- 36°25′00″N 38°10′00″E﻿ / ﻿36.416667°N 38.166667°E
- Type: Tell
- Periods: PPNB, Neolithic
- Location: 105 km (65 mi) east of Aleppo, Syria
- Region: Euphrates
- Part of: Village

History
- Built: c. 7750
- Abandoned: c. 6780 BC

Site notes
- Material: bones, flints, pottery, plaster
- Length: 300 metres (980 ft)
- Width: 150 metres (490 ft)
- Area: 8 hectares (860,000 ft^{2})
- Excavation dates: 1991-
- Archaeologists: Miquel Molist
- Condition: Ruins
- Management: Directorate-General of Antiquities and Museums
- Public access: Yes

= Tell Halula =

Ancient tell in Syria

Tell Halula is a large, prehistoric, Neolithic tell, about 8 ha in size, located around 105 km east of Aleppo and 25 km northwest of Manbij in the Raqqa Governorate of Syria.

==Excavation==
The tell was first excavated in 1991 by the Spanish Archaeological Mission, directed by Miquel Molist, Professor of Prehistory at the Universitat Autònoma de Barcelona. Archaeological trenches have covered an area of approximately 2500 m2.

==Construction==
The large mound is located on the steppe of nearby mountains at an altitude of 349 m above sea level and was found to be approximately 8 m deep. It is situated between Wadi Fars and Wadi Abu Gal Gal on the right bank and fluvial plain of the Euphrates. It is one of the largest neolithic sites yet found, described as a megasite, including the remains of twenty one rectangular houses of three to five rooms, nine with associated burials of at least one hundred and seven incomplete skeletons. Burials were made under the floors of the houses, which were typically covered with a limestone plaster.

==Culture==
Occupation of the site was detected from the middle of Pre-Pottery Neolithic B (PPNB) at around 7750 BC into the Neolithic around 6780 BC and has provided insight into the transitions during this period, especially the emergence of agriculture during the Neolithic Revolution. Forty levels of occupation have been detected with levels one to twenty dating to the middle PPNB; twenty-one to thirty-four dating to the late PPNB; and two later levels, thirty-six and thirty-seven, showing evidence of the Halaf culture. Various arrowheads were found which were largely classed as Byblos points. Several showed signs of lime plaster around the tangs, which has been suggested to have been the method of fixing to the arrow's shaft. Excavations revealed paintings of female figures on the floor of one of the buildings, which are suggested to be the oldest paintings of people in the Middle East.

===Ceramics===
The ceramic sequence in Halula begins early in the 7th millennium BC. The introduction of Halaf culture painted Fine Ware is documented for the ‘Halula Phase IV’ period; this took place at the end of 7th millennium. Prior to that, there was the ‘Pre-Halaf’ period covering a very long initial stage of pottery production; the excavators break down this long period as Halula Phases I to III.
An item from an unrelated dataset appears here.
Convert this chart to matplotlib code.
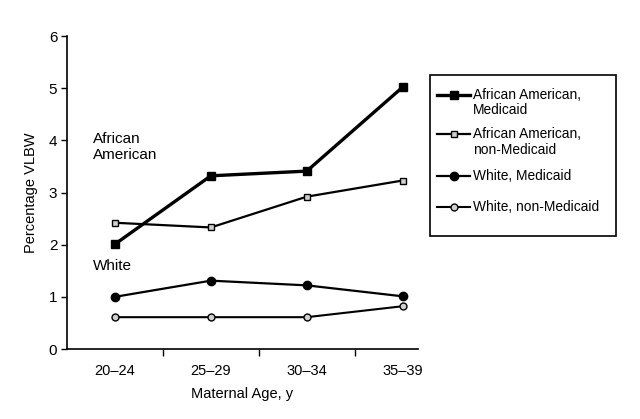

==Agriculture and animal domestication==
222 flint sickle blades were found, including the remains of a complete sickle found in one of the houses made of four blade elements fixed with bitumen, shaped in a curved edge approximately 30 cm in length. Archaeozoological analyses of bovine tooth enamel show the development of herding and management practices of cattle.

D. Helmer suggested that domestication of goats also occurred at this site during the middle PPNB, in a transition from hunting gazelles. Farming of sheep and cattle took place in late middle PPNB stages with a decrease in size of cow noted as a sign of domestication. The prevalence of wild animals also reduced over this period. Analysis of naked emmer wheat and spikelet bases has shown this crop to have been domesticated during the middle of PPNB period at this site. The bottom levels of the tell revealed no evidence of wild crops, which suggests that the first people to occupy the site brought with them fully domesticated forms of wheat, barley and flax, which had been domesticated elsewhere.

==Ancient DNA==
Eva Fernández Domínguez extracted samples of mitochondrial DNA from human bones from Tell Halula as part of the studies for her PhD thesis accepted at the University of Barcelona in 2005. The methodology used was later superseded, so a first publication of the results in 2008 was corrected in a subsequent publication in 2014. In the latter publication the mtDNA haplogroups were given as U, R0, K, HV, H, N and L3.